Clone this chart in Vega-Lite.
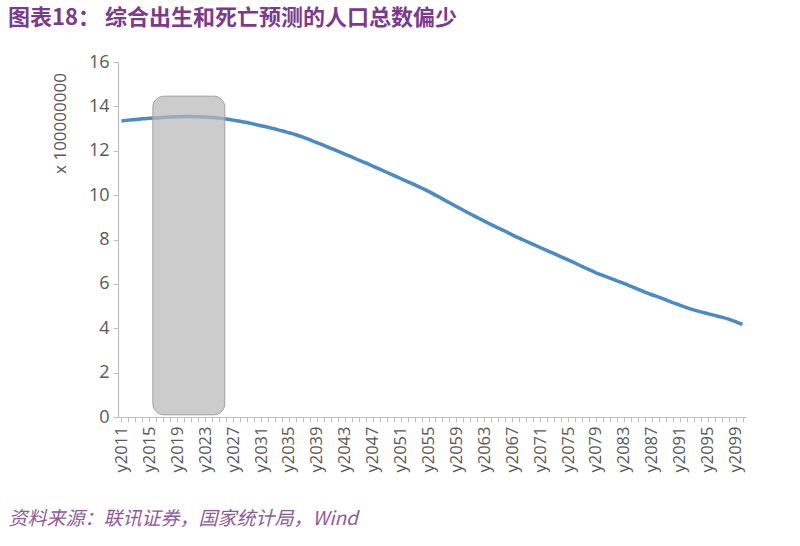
{
  "$schema": "https://vega.github.io/schema/vega-lite/v6.json",
  "width": 628,
  "height": 355,
  "autosize": "none",
  "padding": {"left": 118, "top": 62, "right": 54, "bottom": 129},
  "background": "white",
  "config": {"view": {"stroke": null}, "axis": {"labelOverlap": false}},
  "title": {
    "text": "图表18：   综合出生和死亡预测的人口总数偏少",
    "anchor": "start",
    "frame": "group",
    "dx": -110,
    "dy": 25,
    "offset": 26,
    "baseline": "bottom",
    "font": "Noto Sans CJK SC",
    "fontSize": 22,
    "fontWeight": "bold",
    "color": "#7B3A8E"
  },
  "datasets": {
    "pop": [
      {"year": 2011, "value": 13.34}, {"year": 2012, "value": 13.38}, {"year": 2013, "value": 13.41},
      {"year": 2014, "value": 13.44}, {"year": 2015, "value": 13.46}, {"year": 2016, "value": 13.48},
      {"year": 2017, "value": 13.50}, {"year": 2018, "value": 13.52}, {"year": 2019, "value": 13.53},
      {"year": 2020, "value": 13.54}, {"year": 2021, "value": 13.54}, {"year": 2022, "value": 13.53},
      {"year": 2023, "value": 13.52}, {"year": 2024, "value": 13.50}, {"year": 2025, "value": 13.47},
      {"year": 2026, "value": 13.43}, {"year": 2027, "value": 13.38}, {"year": 2028, "value": 13.33},
      {"year": 2029, "value": 13.27}, {"year": 2030, "value": 13.20}, {"year": 2031, "value": 13.13},
      {"year": 2032, "value": 13.06}, {"year": 2033, "value": 12.98}, {"year": 2034, "value": 12.90},
      {"year": 2035, "value": 12.81}, {"year": 2036, "value": 12.72}, {"year": 2037, "value": 12.61},
      {"year": 2038, "value": 12.49}, {"year": 2039, "value": 12.37}, {"year": 2040, "value": 12.24},
      {"year": 2041, "value": 12.11}, {"year": 2042, "value": 11.98}, {"year": 2043, "value": 11.85},
      {"year": 2044, "value": 11.72}, {"year": 2045, "value": 11.58}, {"year": 2046, "value": 11.45},
      {"year": 2047, "value": 11.31}, {"year": 2048, "value": 11.17}, {"year": 2049, "value": 11.03},
      {"year": 2050, "value": 10.89}, {"year": 2051, "value": 10.75}, {"year": 2052, "value": 10.61},
      {"year": 2053, "value": 10.47}, {"year": 2054, "value": 10.32}, {"year": 2055, "value": 10.17},
      {"year": 2056, "value": 10.00}, {"year": 2057, "value": 9.83}, {"year": 2058, "value": 9.66},
      {"year": 2059, "value": 9.49}, {"year": 2060, "value": 9.32}, {"year": 2061, "value": 9.15},
      {"year": 2062, "value": 8.99}, {"year": 2063, "value": 8.83}, {"year": 2064, "value": 8.67},
      {"year": 2065, "value": 8.52}, {"year": 2066, "value": 8.37}, {"year": 2067, "value": 8.21},
      {"year": 2068, "value": 8.06}, {"year": 2069, "value": 7.92}, {"year": 2070, "value": 7.78},
      {"year": 2071, "value": 7.64}, {"year": 2072, "value": 7.50}, {"year": 2073, "value": 7.36},
      {"year": 2074, "value": 7.22}, {"year": 2075, "value": 7.08}, {"year": 2076, "value": 6.94},
      {"year": 2077, "value": 6.79}, {"year": 2078, "value": 6.64}, {"year": 2079, "value": 6.50},
      {"year": 2080, "value": 6.38}, {"year": 2081, "value": 6.26}, {"year": 2082, "value": 6.14},
      {"year": 2083, "value": 6.02}, {"year": 2084, "value": 5.89}, {"year": 2085, "value": 5.76},
      {"year": 2086, "value": 5.63}, {"year": 2087, "value": 5.51}, {"year": 2088, "value": 5.40},
      {"year": 2089, "value": 5.28}, {"year": 2090, "value": 5.16}, {"year": 2091, "value": 5.04},
      {"year": 2092, "value": 4.93}, {"year": 2093, "value": 4.83}, {"year": 2094, "value": 4.74},
      {"year": 2095, "value": 4.66}, {"year": 2096, "value": 4.58}, {"year": 2097, "value": 4.50},
      {"year": 2098, "value": 4.41}, {"year": 2099, "value": 4.30}, {"year": 2100, "value": 4.17}
    ],
    "band": [
      {"start": 2015.5, "end": 2025.8, "low": 0.1, "high": 14.46}
    ]
  },
  "layer": [
    {
      "data": {"name": "pop"},
      "mark": {"type": "line", "color": "#4A8AC6", "strokeWidth": 3.5, "interpolate": "monotone"},
      "encoding": {
        "x": {
          "field": "year",
          "type": "quantitative",
          "scale": {"domain": [2010.5, 2100.5], "nice": false, "zero": false},
          "axis": {
            "values": [2011,2012,2013,2014,2015,2016,2017,2018,2019,2020,2021,2022,2023,2024,2025,2026,2027,2028,2029,2030,2031,2032,2033,2034,2035,2036,2037,2038,2039,2040,2041,2042,2043,2044,2045,2046,2047,2048,2049,2050,2051,2052,2053,2054,2055,2056,2057,2058,2059,2060,2061,2062,2063,2064,2065,2066,2067,2068,2069,2070,2071,2072,2073,2074,2075,2076,2077,2078,2079,2080,2081,2082,2083,2084,2085,2086,2087,2088,2089,2090,2091,2092,2093,2094,2095,2096,2097,2098,2099,2100],
            "tickCount": 200,
            "labelExpr": "(datum.value - 2011) % 4 == 0 ? 'y' + datum.value : ''",
            "labelAngle": -90,
            "labelAlign": "right",
            "labelBaseline": "middle",
            "labelFont": "Open Sans",
            "labelFontSize": 16.5,
            "labelColor": "#595959",
            "labelPadding": 4,
            "labelOverlap": false,
            "labelBound": false,
            "labelFlush": false,
            "grid": false,
            "domainColor": "#BFBFBF",
            "domainWidth": 1.2,
            "tickColor": "#BFBFBF",
            "tickSize": 5,
            "title": "资料来源：联讯证券，国家统计局，Wind",
            "titleAnchor": "start",
            "titleAlign": "left",
            "titleBaseline": "middle",
            "titleX": -110,
            "titleY": 101,
            "titleFont": "Noto Sans CJK SC",
            "titleFontSize": 19,
            "titleFontStyle": "italic",
            "titleFontWeight": "normal",
            "titleColor": "#8E5A9E"
          }
        },
        "y": {
          "field": "value",
          "type": "quantitative",
          "scale": {"domain": [0, 16], "nice": false},
          "axis": {
            "values": [0, 2, 4, 6, 8, 10, 12, 14, 16],
            "tickCount": 20,
            "labelFont": "Open Sans",
            "labelFontSize": 18,
            "labelColor": "#595959",
            "labelPadding": 4,
            "grid": false,
            "domainColor": "#BFBFBF",
            "domainWidth": 1.2,
            "tickColor": "#BFBFBF",
            "tickSize": 5,
            "title": "x 100000000",
            "titleFont": "Open Sans",
            "titleFontSize": 17,
            "titleFontWeight": "normal",
            "titleColor": "#595959",
            "titleAngle": -90,
            "titleAlign": "center",
            "titleBaseline": "middle",
            "titleX": -58,
            "titleY": 61
          }
        }
      }
    },
    {
      "data": {"name": "band"},
      "mark": {"type": "rect", "fill": "#B8B8BA", "fillOpacity": 0.72, "stroke": "#A0A0A2", "strokeWidth": 1, "cornerRadius": 11},
      "encoding": {
        "x": {"field": "start", "type": "quantitative", "axis": {"labelOverlap": false, "tickCount": 200}},
        "x2": {"field": "end"},
        "y": {"field": "low", "type": "quantitative"},
        "y2": {"field": "high"}
      }
    }
  ]
}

━━━

INSTRUCTION = Set down the material above as is, without any pictures.

SOLVED EXERCISE =
Clone this chart in Vega-Lite.
{
  "$schema": "https://vega.github.io/schema/vega-lite/v6.json",
  "width": 628,
  "height": 355,
  "autosize": "none",
  "padding": {"left": 118, "top": 62, "right": 54, "bottom": 129},
  "background": "white",
  "config": {"view": {"stroke": null}, "axis": {"labelOverlap": false}},
  "title": {
    "text": "图表18：   综合出生和死亡预测的人口总数偏少",
    "anchor": "start",
    "frame": "group",
    "dx": -110,
    "dy": 25,
    "offset": 26,
    "baseline": "bottom",
    "font": "Noto Sans CJK SC",
    "fontSize": 22,
    "fontWeight": "bold",
    "color": "#7B3A8E"
  },
  "datasets": {
    "pop": [
      {"year": 2011, "value": 13.34}, {"year": 2012, "value": 13.38}, {"year": 2013, "value": 13.41},
      {"year": 2014, "value": 13.44}, {"year": 2015, "value": 13.46}, {"year": 2016, "value": 13.48},
      {"year": 2017, "value": 13.50}, {"year": 2018, "value": 13.52}, {"year": 2019, "value": 13.53},
      {"year": 2020, "value": 13.54}, {"year": 2021, "value": 13.54}, {"year": 2022, "value": 13.53},
      {"year": 2023, "value": 13.52}, {"year": 2024, "value": 13.50}, {"year": 2025, "value": 13.47},
      {"year": 2026, "value": 13.43}, {"year": 2027, "value": 13.38}, {"year": 2028, "value": 13.33},
      {"year": 2029, "value": 13.27}, {"year": 2030, "value": 13.20}, {"year": 2031, "value": 13.13},
      {"year": 2032, "value": 13.06}, {"year": 2033, "value": 12.98}, {"year": 2034, "value": 12.90},
      {"year": 2035, "value": 12.81}, {"year": 2036, "value": 12.72}, {"year": 2037, "value": 12.61},
      {"year": 2038, "value": 12.49}, {"year": 2039, "value": 12.37}, {"year": 2040, "value": 12.24},
      {"year": 2041, "value": 12.11}, {"year": 2042, "value": 11.98}, {"year": 2043, "value": 11.85},
      {"year": 2044, "value": 11.72}, {"year": 2045, "value": 11.58}, {"year": 2046, "value": 11.45},
      {"year": 2047, "value": 11.31}, {"year": 2048, "value": 11.17}, {"year": 2049, "value": 11.03},
      {"year": 2050, "value": 10.89}, {"year": 2051, "value": 10.75}, {"year": 2052, "value": 10.61},
      {"year": 2053, "value": 10.47}, {"year": 2054, "value": 10.32}, {"year": 2055, "value": 10.17},
      {"year": 2056, "value": 10.00}, {"year": 2057, "value": 9.83}, {"year": 2058, "value": 9.66},
      {"year": 2059, "value": 9.49}, {"year": 2060, "value": 9.32}, {"year": 2061, "value": 9.15},
      {"year": 2062, "value": 8.99}, {"year": 2063, "value": 8.83}, {"year": 2064, "value": 8.67},
      {"year": 2065, "value": 8.52}, {"year": 2066, "value": 8.37}, {"year": 2067, "value": 8.21},
      {"year": 2068, "value": 8.06}, {"year": 2069, "value": 7.92}, {"year": 2070, "value": 7.78},
      {"year": 2071, "value": 7.64}, {"year": 2072, "value": 7.50}, {"year": 2073, "value": 7.36},
      {"year": 2074, "value": 7.22}, {"year": 2075, "value": 7.08}, {"year": 2076, "value": 6.94},
      {"year": 2077, "value": 6.79}, {"year": 2078, "value": 6.64}, {"year": 2079, "value": 6.50},
      {"year": 2080, "value": 6.38}, {"year": 2081, "value": 6.26}, {"year": 2082, "value": 6.14},
      {"year": 2083, "value": 6.02}, {"year": 2084, "value": 5.89}, {"year": 2085, "value": 5.76},
      {"year": 2086, "value": 5.63}, {"year": 2087, "value": 5.51}, {"year": 2088, "value": 5.40},
      {"year": 2089, "value": 5.28}, {"year": 2090, "value": 5.16}, {"year": 2091, "value": 5.04},
      {"year": 2092, "value": 4.93}, {"year": 2093, "value": 4.83}, {"year": 2094, "value": 4.74},
      {"year": 2095, "value": 4.66}, {"year": 2096, "value": 4.58}, {"year": 2097, "value": 4.50},
      {"year": 2098, "value": 4.41}, {"year": 2099, "value": 4.30}, {"year": 2100, "value": 4.17}
    ],
    "band": [
      {"start": 2015.5, "end": 2025.8, "low": 0.1, "high": 14.46}
    ]
  },
  "layer": [
    {
      "data": {"name": "pop"},
      "mark": {"type": "line", "color": "#4A8AC6", "strokeWidth": 3.5, "interpolate": "monotone"},
      "encoding": {
        "x": {
          "field": "year",
          "type": "quantitative",
          "scale": {"domain": [2010.5, 2100.5], "nice": false, "zero": false},
          "axis": {
            "values": [2011,2012,2013,2014,2015,2016,2017,2018,2019,2020,2021,2022,2023,2024,2025,2026,2027,2028,2029,2030,2031,2032,2033,2034,2035,2036,2037,2038,2039,2040,2041,2042,2043,2044,2045,2046,2047,2048,2049,2050,2051,2052,2053,2054,2055,2056,2057,2058,2059,2060,2061,2062,2063,2064,2065,2066,2067,2068,2069,2070,2071,2072,2073,2074,2075,2076,2077,2078,2079,2080,2081,2082,2083,2084,2085,2086,2087,2088,2089,2090,2091,2092,2093,2094,2095,2096,2097,2098,2099,2100],
            "tickCount": 200,
            "labelExpr": "(datum.value - 2011) % 4 == 0 ? 'y' + datum.value : ''",
            "labelAngle": -90,
            "labelAlign": "right",
            "labelBaseline": "middle",
            "labelFont": "Open Sans",
            "labelFontSize": 16.5,
            "labelColor": "#595959",
            "labelPadding": 4,
            "labelOverlap": false,
            "labelBound": false,
            "labelFlush": false,
            "grid": false,
            "domainColor": "#BFBFBF",
            "domainWidth": 1.2,
            "tickColor": "#BFBFBF",
            "tickSize": 5,
            "title": "资料来源：联讯证券，国家统计局，Wind",
            "titleAnchor": "start",
            "titleAlign": "left",
            "titleBaseline": "middle",
            "titleX": -110,
            "titleY": 101,
            "titleFont": "Noto Sans CJK SC",
            "titleFontSize": 19,
            "titleFontStyle": "italic",
            "titleFontWeight": "normal",
            "titleColor": "#8E5A9E"
          }
        },
        "y": {
          "field": "value",
          "type": "quantitative",
          "scale": {"domain": [0, 16], "nice": false},
          "axis": {
            "values": [0, 2, 4, 6, 8, 10, 12, 14, 16],
            "tickCount": 20,
            "labelFont": "Open Sans",
            "labelFontSize": 18,
            "labelColor": "#595959",
            "labelPadding": 4,
            "grid": false,
            "domainColor": "#BFBFBF",
            "domainWidth": 1.2,
            "tickColor": "#BFBFBF",
            "tickSize": 5,
            "title": "x 100000000",
            "titleFont": "Open Sans",
            "titleFontSize": 17,
            "titleFontWeight": "normal",
            "titleColor": "#595959",
            "titleAngle": -90,
            "titleAlign": "center",
            "titleBaseline": "middle",
            "titleX": -58,
            "titleY": 61
          }
        }
      }
    },
    {
      "data": {"name": "band"},
      "mark": {"type": "rect", "fill": "#B8B8BA", "fillOpacity": 0.72, "stroke": "#A0A0A2", "strokeWidth": 1, "cornerRadius": 11},
      "encoding": {
        "x": {"field": "start", "type": "quantitative", "axis": {"labelOverlap": false, "tickCount": 200}},
        "x2": {"field": "end"},
        "y": {"field": "low", "type": "quantitative"},
        "y2": {"field": "high"}
      }
    }
  ]
}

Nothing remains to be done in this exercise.